The difference between the two is not investment skill or stock picking. It is plan design.

What individual investors can do

If you are within 10 years of retirement, sequence-of-returns risk is the highest-leverage thing you can plan around.

Audit your equity exposure. If your retirement plan assumes 7% average returns and your portfolio is 90% equity, you are accepting a wider distribution of sequences than your plan can survive. Reducing to 60% or 70% equity in the years immediately preceding retirement reduces sequence risk at modest expected-return cost.

Build the cash buffer before you need it. The two-to-three-year cash buffer is most effective when it is established before retirement starts, not built up during retirement. If you need to retire next year, start moving cash into the buffer now.

Plan flexibility into your spending. If 100% of your retirement spending is fixed costs, your sequence risk is enormous because you cannot reduce withdrawals during drawdowns. If 30% of your spending is discretionary (travel, dining, gifts), you have a natural buffer.

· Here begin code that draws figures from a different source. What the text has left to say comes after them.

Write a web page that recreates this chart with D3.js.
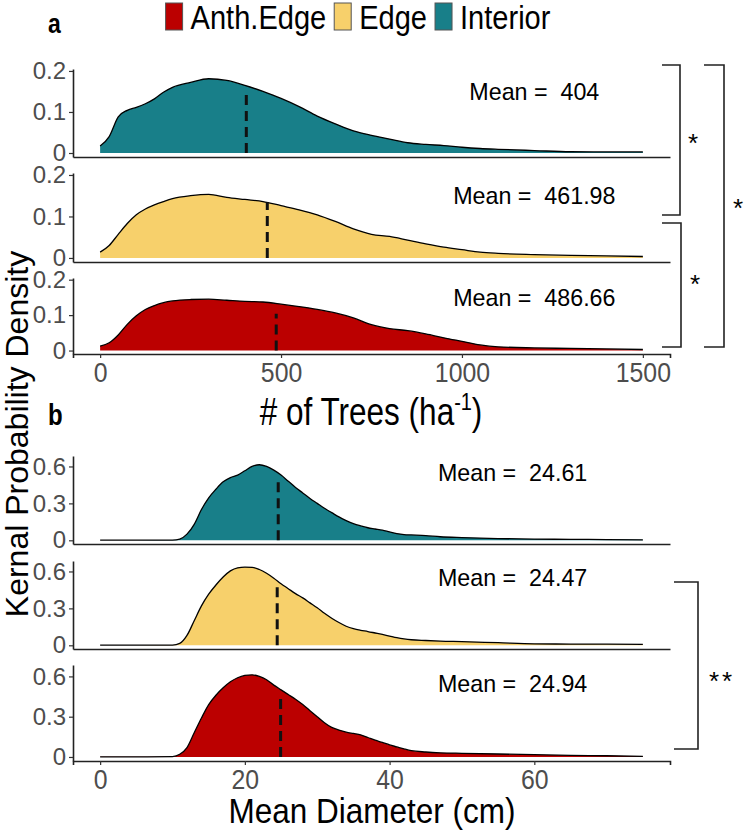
<!DOCTYPE html>
<html><head><meta charset="utf-8">
<script src="https://cdn.jsdelivr.net/npm/d3@7"></script>
<style>
body{margin:0;background:#fff}
svg{display:block}
text{font-family:"Liberation Sans",Arial,Helvetica,sans-serif}
</style>
</head><body>
<svg id="c" width="745" height="830"></svg>
<script>
// ---------------- DATA ----------------
const categories = ["Anth.Edge", "Edge", "Interior"];

// panel a: number of trees per ha
const treesX = [0,25,50,75,100,125,150,175,200,250,300,350,400,450,500,550,600,650,700,750,800,850,900,950,1000,1050,1100,1200,1300,1400,1500];
const treesInterior = [0.017,0.040,0.088,0.104,0.111,0.120,0.132,0.148,0.160,0.172,0.181,0.177,0.165,0.150,0.133,0.113,0.090,0.071,0.054,0.043,0.034,0.025,0.021,0.018,0.014,0.011,0.009,0.006,0.003,0.0025,0.0025];
const treesEdge     = [0.014,0.030,0.057,0.083,0.104,0.118,0.128,0.136,0.143,0.150,0.153,0.146,0.141,0.136,0.126,0.116,0.104,0.088,0.070,0.057,0.052,0.043,0.034,0.026,0.020,0.014,0.011,0.008,0.006,0.005,0.0035];
const treesAnth     = [0.0125,0.022,0.044,0.074,0.098,0.116,0.127,0.135,0.140,0.144,0.145,0.142,0.139,0.137,0.131,0.124,0.116,0.106,0.092,0.073,0.062,0.056,0.047,0.036,0.026,0.016,0.0105,0.0075,0.006,0.0045,0.003];
const treesMeans = [486.66, 461.98, 404];          // Anth.Edge, Edge, Interior
const treesMeanLineTop = [0.104, 0.134, 0.146];
const treesTicksX = [0, 500, 1000, 1500];
const treesTicksY = [0, 0.1, 0.2];
const treesLabelPos = [1200, 0.15];

// panel b: mean diameter (cm)
const diamX = [0,5,10,11,12,13,14,15,16,17,18,19,20,21,22,23,24,25,26,27,28,29,30,31,32,33,34,35,36,37,38,39,40,41,42,43,45,47,50,55,60,65,70,75];
const diamInterior = [0.001,0.001,0.002,0.010,0.050,0.130,0.250,0.345,0.415,0.475,0.510,0.530,0.565,0.600,0.614,0.600,0.570,0.530,0.480,0.430,0.385,0.340,0.300,0.260,0.225,0.190,0.160,0.135,0.117,0.102,0.092,0.082,0.068,0.055,0.047,0.044,0.038,0.029,0.022,0.014,0.010,0.008,0.006,0.004];
const diamEdge     = [0.001,0.001,0.002,0.015,0.080,0.200,0.320,0.415,0.490,0.555,0.605,0.630,0.636,0.634,0.616,0.585,0.545,0.500,0.460,0.420,0.385,0.345,0.305,0.260,0.220,0.185,0.155,0.135,0.122,0.112,0.100,0.088,0.075,0.062,0.052,0.045,0.039,0.034,0.030,0.021,0.012,0.010,0.009,0.008];
const diamAnth     = [0.001,0.001,0.003,0.020,0.070,0.180,0.290,0.390,0.460,0.515,0.560,0.590,0.607,0.612,0.600,0.575,0.535,0.500,0.465,0.430,0.390,0.345,0.300,0.255,0.220,0.200,0.185,0.175,0.165,0.145,0.125,0.108,0.090,0.075,0.060,0.047,0.037,0.031,0.027,0.022,0.017,0.012,0.009,0.005];
const diamMeans = [24.94, 24.47, 24.61];
const diamMeanLineTop = [0.45, 0.48, 0.49];
const diamTicksX = [0, 20, 40, 60];
const diamTicksY = [0, 0.3, 0.6];
const diamLabelPos = [57, 0.55];

const treesSig = [["Interior","Edge","*"],["Edge","Anth.Edge","*"],["Interior","Anth.Edge","*"]];
const diamSig = [["Edge","Anth.Edge","**"]];

// ---------------- STYLE / LAYOUT ----------------
const colors = {"Anth.Edge":"#bb0000","Edge":"#f7d06b","Interior":"#187f89"};
const svg = d3.select("#c");
const L = 73, R = 670;
const panelsA = [{cat:"Interior",top:69,bottom:157},{cat:"Edge",top:173,bottom:262},{cat:"Anth.Edge",top:278,bottom:354}];
const panelsB = [{cat:"Interior",top:456,bottom:544},{cat:"Edge",top:561,bottom:649},{cat:"Anth.Edge",top:665,bottom:761}];
const xa = d3.scaleLinear().domain([-75,1575]).range([L,R]);
const xb = d3.scaleLinear().domain([-3.75,78.75]).range([L,R]);
const yDomA = [-0.00975, 0.20475];
const yDomB = [-0.03, 0.685];

const seriesA = {"Interior":treesInterior,"Edge":treesEdge,"Anth.Edge":treesAnth};
const seriesB = {"Interior":diamInterior,"Edge":diamEdge,"Anth.Edge":diamAnth};

function sText(g, x, y, str, fs, sx, opts={}) {
  const t = g.append("text")
    .attr("transform", `translate(${x},${y}) scale(${sx},1)`)
    .attr("font-size", fs)
    .attr("text-anchor", opts.anchor || "start")
    .attr("fill", opts.fill || "#000")
    .text(str);
  if (opts.bold) t.attr("font-weight","bold");
  return t;
}

function drawPanel(p, xs, xArr, yArr, yDom, yTicks, mean, meanTop, labelPos, isBottom, xTicks, fmtMean) {
  const ys = d3.scaleLinear().domain(yDom).range([p.bottom, p.top]);
  const g = svg.append("g");
  const pts = xArr.map((x,i)=>[x, yArr[i]]);
  const area = d3.area().x(d=>xs(d[0])).y0(ys(0)).y1(d=>ys(d[1])).curve(d3.curveMonotoneX);
  const line = d3.line().x(d=>xs(d[0])).y(d=>ys(d[1])).curve(d3.curveMonotoneX);
  g.append("path").attr("d", area(pts)).attr("fill", colors[p.cat]);
  g.append("path").attr("d", line(pts)).attr("fill","none").attr("stroke","#000").attr("stroke-width",1.3);
  g.append("line").attr("x1",xs(mean)).attr("x2",xs(mean)).attr("y1",ys(0)).attr("y2",ys(meanTop))
    .attr("stroke","#111").attr("stroke-width",3).attr("stroke-dasharray","10,6");
  sText(g, xs(labelPos[0]), ys(labelPos[1]) + 8.5, "Mean =\u00a0\u00a0" + fmtMean, 24, 0.97, {anchor:"middle"});

  // y axis
  const ya = g.append("g").attr("transform",`translate(${L},0)`)
    .call(d3.axisLeft(ys).tickValues(yTicks).tickSize(4).tickSizeOuter(0).tickPadding(3).tickFormat(d=>String(d)));
  ya.select(".domain").attr("stroke","#222").attr("stroke-width",1.6);
  ya.selectAll(".tick line").attr("stroke","#333").attr("stroke-width",1.2);
  ya.selectAll(".tick text").attr("font-size",24).attr("fill","#4d4d4d").attr("font-family",null);

  // x axis
  const xaxis = d3.axisBottom(xs).tickSizeOuter(0);
  if (isBottom) xaxis.tickValues(xTicks).tickSize(4).tickPadding(5).tickFormat(d=>String(d));
  else xaxis.tickValues([]).tickSize(0);
  const xg = g.append("g").attr("transform",`translate(0,${p.bottom})`).call(xaxis);
  xg.select(".domain").attr("stroke","#222").attr("stroke-width",1.6);
  xg.selectAll(".tick line").attr("stroke","#333").attr("stroke-width",1.2);
  xg.selectAll(".tick text").attr("font-size",27).attr("fill","#4d4d4d").attr("font-family",null)
    .attr("transform","scale(0.92,1)");
  return ys;
}

const idx = c => categories.indexOf(c);
panelsA.forEach((p,k)=>{
  const i = idx(p.cat);
  drawPanel(p, xa, treesX, seriesA[p.cat], yDomA, treesTicksY, treesMeans[i], treesMeanLineTop[i], treesLabelPos,
    k===2, treesTicksX, String(treesMeans[i]));
});
panelsB.forEach((p,k)=>{
  const i = idx(p.cat);
  drawPanel(p, xb, diamX, seriesB[p.cat], yDomB, diamTicksY, diamMeans[i], diamMeanLineTop[i], diamLabelPos,
    k===2, diamTicksX, String(diamMeans[i]));
});

// ---------------- significance brackets ----------------
const bracketsA = [{x1:662,x2:680,y1:65,y2:215,tx:693,ty:137},{x1:662,x2:681,y1:223,y2:347,tx:695,ty:278},{x1:704,x2:724,y1:65,y2:347,tx:738,ty:202}];
const bracketsB = [{x1:674,x2:698,y1:582,y2:749,tx:722,ty:675}];
function drawBrackets(list, sig) {
  list.forEach((b,i)=>{
    svg.append("path").attr("d",`M${b.x1},${b.y1}H${b.x2}V${b.y2}H${b.x1}`)
      .attr("fill","none").attr("stroke","#222").attr("stroke-width",1.6);
    const fs = 26;
    svg.append("text").attr("x",b.tx).attr("y",b.ty + 0.573*fs).attr("font-size",fs)
      .attr("text-anchor","middle").attr("letter-spacing", sig[i][2].length>1 ? 3 : 0).text(sig[i][2]);
  });
}
drawBrackets(bracketsA, treesSig);
drawBrackets(bracketsB, diamSig);

// ---------------- legend ----------------
const lg = svg.append("g");
let items = [];
categories.forEach((c,i)=>{
  const it = lg.append("g");
  it.append("rect").attr("x",0).attr("y",3).attr("width",17).attr("height",27)
    .attr("fill",colors[c]).attr("stroke","#555").attr("stroke-width",1);
  const sx = 0.88;
  const t = sText(it, 25, 29, c, 33, sx);
  const w = 25 + t.node().getComputedTextLength()*sx;
  items.push({it, w});
});
const gap = 8;
const total = d3.sum(items, d=>d.w) + gap*(items.length-1);
let x0 = 358 - total/2;
items.forEach(d=>{ d.it.attr("transform",`translate(${x0},0)`); x0 += d.w + gap; });

// ---------------- labels & titles ----------------
sText(svg, 48, 33, "a", 28, 0.82, {bold:true});
sText(svg, 48, 425, "b", 30, 0.8, {bold:true});

const tA = svg.append("text").attr("transform","translate(371,425) scale(0.83,1)")
  .attr("font-size",38).attr("text-anchor","middle");
tA.append("tspan").text("# of Trees (ha");
tA.append("tspan").attr("font-size",24).attr("dy",-15).text("-1");
tA.append("tspan").attr("dy",15).text(")");

sText(svg, 372, 823, "Mean Diameter (cm)", 35, 0.9, {anchor:"middle"});

svg.append("text").attr("transform","translate(28,434) rotate(-90)")
  .attr("font-size",32).attr("text-anchor","middle").text("Kernal Probability Density");
</script>
</body></html>
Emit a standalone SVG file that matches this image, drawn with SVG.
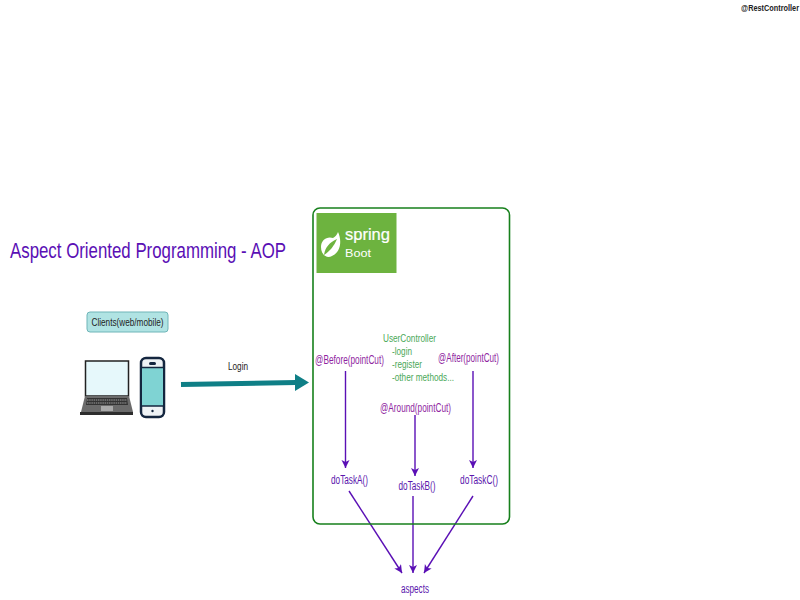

Consider a partial annuity for the fixed-spending floor. Some retirees use a low-cost income annuity to cover essential expenses, then run an equity portfolio for everything else. The fixed-income floor eliminates sequence risk for the survival portion of spending.

The bottom line

Sequence-of-returns risk is real and substantially under-discussed relative to its impact. A retirement plan that uses average returns and ignores sequence is a plan that depends on getting lucky with the year you happened to retire.

Disciplined retirement planning treats sequence risk as a primary design variable rather than an afterthought. Cash buffers, glidepaths, dynamic withdrawals, and diversified income sources are the structural defenses. None of them eliminate sequence risk, but together they shrink the bad-sequence outcomes substantially.

This is educational content, not personalized retirement-planning advice. The right sequence-defense strategy for your situation depends on your assets, income sources, time horizon, and spending flexibility. Consult a fiduciary financial advisor for retirement planning tailored to your circumstances.